Another Loooong Battle Getting Attention/Action
Kudo's Barrack, Kudo's, But Much More Still Needed! US Doubles Funds for Agent Orange Cleanup
HANOI, Vietnam (AP) — The United States government has doubled its funding for dealing with the environmental and health consequences of its wartime use in Vietnam of the toxic herbicide Agent Orange, the embassy said Friday. President Barack Obama recently signed a bill increasing the funding from $3 million to $6 million, embassy officials said. Most of the money is being used in Danang, where U.S. troops used to mix and store Agent Orange at an Air Force base before loading it onto planes.
More Of The Change We Can Believe In!! Many U.S. soldiers, my brothers of the Vietnam War, have been not only trying to help the Vietnamese in their struggle with this countries poisoning of their lands but have opened up and support places like Vietnam Friendship Village, as well as care facilities and orphanages for those still being born and have since we left.
Vietnam believes as many as 4 million people have suffered serious health problems from the herbicide, such as cancer, spina bifida and other birth defects. The U.S. says the actual number is probably far lower and that further scientific study is needed to understand the health impact. The U.S. and Vietnam only began working together in 2007 to address the consequences of Agent Orange after years of disagreement. The embassy said in a statement that one third of the $6 million is being used for health programs to serve people in the Danang area. The rest will be used to remove dioxin from the soil and sediment near Danang airport.
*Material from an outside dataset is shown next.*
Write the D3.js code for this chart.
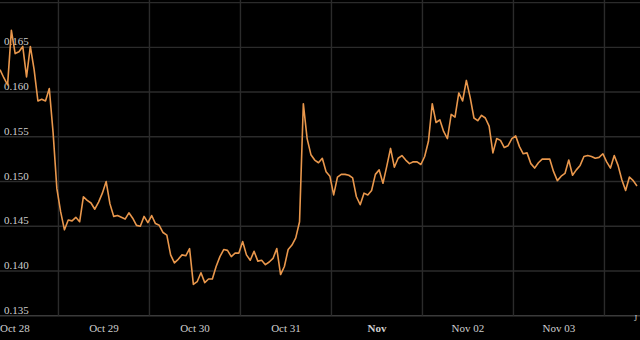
<!DOCTYPE html>
<html>
<head>
<meta charset="utf-8">
<script src="https://cdn.jsdelivr.net/npm/d3@7"></script>
<style>
  html, body { margin: 0; padding: 0; background: #000; }
</style>
</head>
<body>
<div id="chart"></div>
<script>
// hourly closes, starting Oct 27 ~20:35 UTC
const startTime = new Date(Date.UTC(2023, 9, 27, 20, 35));
const prices = [
  0.1625, 0.1616, 0.1608, 0.1669, 0.1643, 0.1645, 0.1651, 0.1617, 0.1651, 0.1625,
  0.1590, 0.1592, 0.1590, 0.1604, 0.1555, 0.1492, 0.1466, 0.1446, 0.1457, 0.1456,
  0.1460, 0.1455, 0.1483, 0.1479, 0.1476, 0.1469, 0.1477, 0.1487, 0.1500, 0.1475,
  0.1461, 0.1462, 0.1460, 0.1458, 0.1465, 0.1459, 0.1451, 0.1450, 0.1461, 0.1454,
  0.1462, 0.1453, 0.1451, 0.1443, 0.1440, 0.1418, 0.1409, 0.1413, 0.1418, 0.1417,
  0.1425, 0.1385, 0.1388, 0.1398, 0.1387, 0.1391, 0.1391, 0.1405, 0.1416, 0.1424,
  0.1423, 0.1416, 0.1420, 0.1420, 0.1433, 0.1418, 0.1412, 0.1422, 0.1411, 0.1412,
  0.1407, 0.1410, 0.1414, 0.1425, 0.1396, 0.1405, 0.1424, 0.1429, 0.1437, 0.1455,
  0.1587, 0.1548, 0.1530, 0.1524, 0.1521, 0.1526, 0.1511, 0.1506, 0.1485, 0.1505,
  0.1508, 0.1508, 0.1507, 0.1504, 0.1483, 0.1474, 0.1487, 0.1485, 0.1490, 0.1508,
  0.1513, 0.1498, 0.1517, 0.1537, 0.1516, 0.1526, 0.1529, 0.1524, 0.1520, 0.1522,
  0.1522, 0.1519, 0.1528, 0.1545, 0.1587, 0.1566, 0.1569, 0.1556, 0.1548, 0.1575,
  0.1572, 0.1599, 0.1590, 0.1613, 0.1594, 0.1571, 0.1568, 0.1574, 0.1571, 0.1562,
  0.1532, 0.1548, 0.1546, 0.1538, 0.1540, 0.1548, 0.1551, 0.1539, 0.1531, 0.1532,
  0.1520, 0.1515, 0.1521, 0.1525, 0.1525, 0.1525, 0.1511, 0.1501, 0.1506, 0.1509,
  0.1524, 0.1507, 0.1513, 0.1518, 0.1528, 0.1529, 0.1528, 0.1526, 0.1527, 0.1531,
  0.1522, 0.1515, 0.1529, 0.1518, 0.1502, 0.1490, 0.1505, 0.1501, 0.1495
];
const yTicks = [0.135, 0.140, 0.145, 0.150, 0.155, 0.160, 0.165, 0.170];

const width = 640;
const height = 340;

const data = prices.map((p, i) => ({ t: d3.utcHour.offset(startTime, i), v: p }));

const svg = d3.select("#chart")
  .append("svg")
  .attr("width", width)
  .attr("height", height)
  .style("font-family", "'Liberation Serif', serif")
  .style("font-size", "11px");

svg.append("rect").attr("width", width).attr("height", height).attr("fill", "#000");

const x = d3.scaleUtc()
  .domain(d3.extent(data, d => d.t))
  .range([0, 637]);

const y = d3.scaleLinear()
  .domain([0.135, 0.170])
  .range([315.7, 2.6]);

// horizontal grid
svg.append("g")
  .selectAll("line")
  .data(yTicks)
  .enter().append("line")
  .attr("x1", 0).attr("x2", width)
  .attr("y1", d => y(d)).attr("y2", d => y(d))
  .attr("stroke", d => d === 0.135 ? "#3a3a3a" : "#2b2b2b")
  .attr("stroke-width", 1.4);

// vertical grid at midday
const noons = d3.utcHour.every(12).range(new Date(Date.UTC(2023, 9, 27)), new Date(Date.UTC(2023, 10, 5)))
  .filter(d => d.getUTCHours() === 12 && x(d) > 0 && x(d) < width);
svg.append("g")
  .selectAll("line")
  .data(noons)
  .enter().append("line")
  .attr("x1", d => x(d)).attr("x2", d => x(d))
  .attr("y1", 0).attr("y2", y(0.135))
  .attr("stroke", "#2b2b2b")
  .attr("stroke-width", 1.4);

// y labels sit inside the plot, just above each grid line
svg.append("g")
  .selectAll("text")
  .data(yTicks.filter(d => d < 0.17))
  .enter().append("text")
  .attr("x", 4)
  .attr("y", d => y(d) - 2)
  .attr("fill", "#cfcfcf")
  .text(d3.format(".3f"));

// day labels at midnight; the first one is pushed in from the edge
const days = d3.utcDay.range(new Date(Date.UTC(2023, 9, 28)), new Date(Date.UTC(2023, 10, 4)));
svg.append("g")
  .selectAll("text")
  .data(days)
  .enter().append("text")
  .attr("x", (d, i) => i === 0 ? 0 : x(d))
  .attr("y", 332)
  .attr("text-anchor", (d, i) => i === 0 ? "start" : "middle")
  .attr("fill", "#cfcfcf")
  .style("font-weight", d => d.getUTCDate() === 1 ? "bold" : "normal")
  .text(d => d.getUTCDate() === 1 ? d3.utcFormat("%b")(d) : d3.utcFormat("%b %d")(d));

// stray clipped label at the right edge
svg.append("text")
  .attr("x", 634)
  .attr("y", 321)
  .attr("fill", "#cfcfcf")
  .style("font-size", "8px")
  .text("J");

const line = d3.line()
  .x(d => x(d.t))
  .y(d => y(d.v));

svg.append("path")
  .datum(data)
  .attr("fill", "none")
  .attr("stroke", "#e9974c")
  .attr("stroke-width", 1.6)
  .attr("stroke-linejoin", "round")
  .attr("d", line);
</script>
</body>
</html>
Much more is needed especially if we're not going to compensate the families of the victims, as noted with this:
Friday's People's Army newspaper quoted Lai Minh Hien, a Vietnamese environmental official in charge of Agent Orange issues, as saying that Vietnam needs additional 1 trillion dong ($57 million) to clean up dioxin in Danang as well as at former U.S. air bases in Bien Hoa and Phu Cat.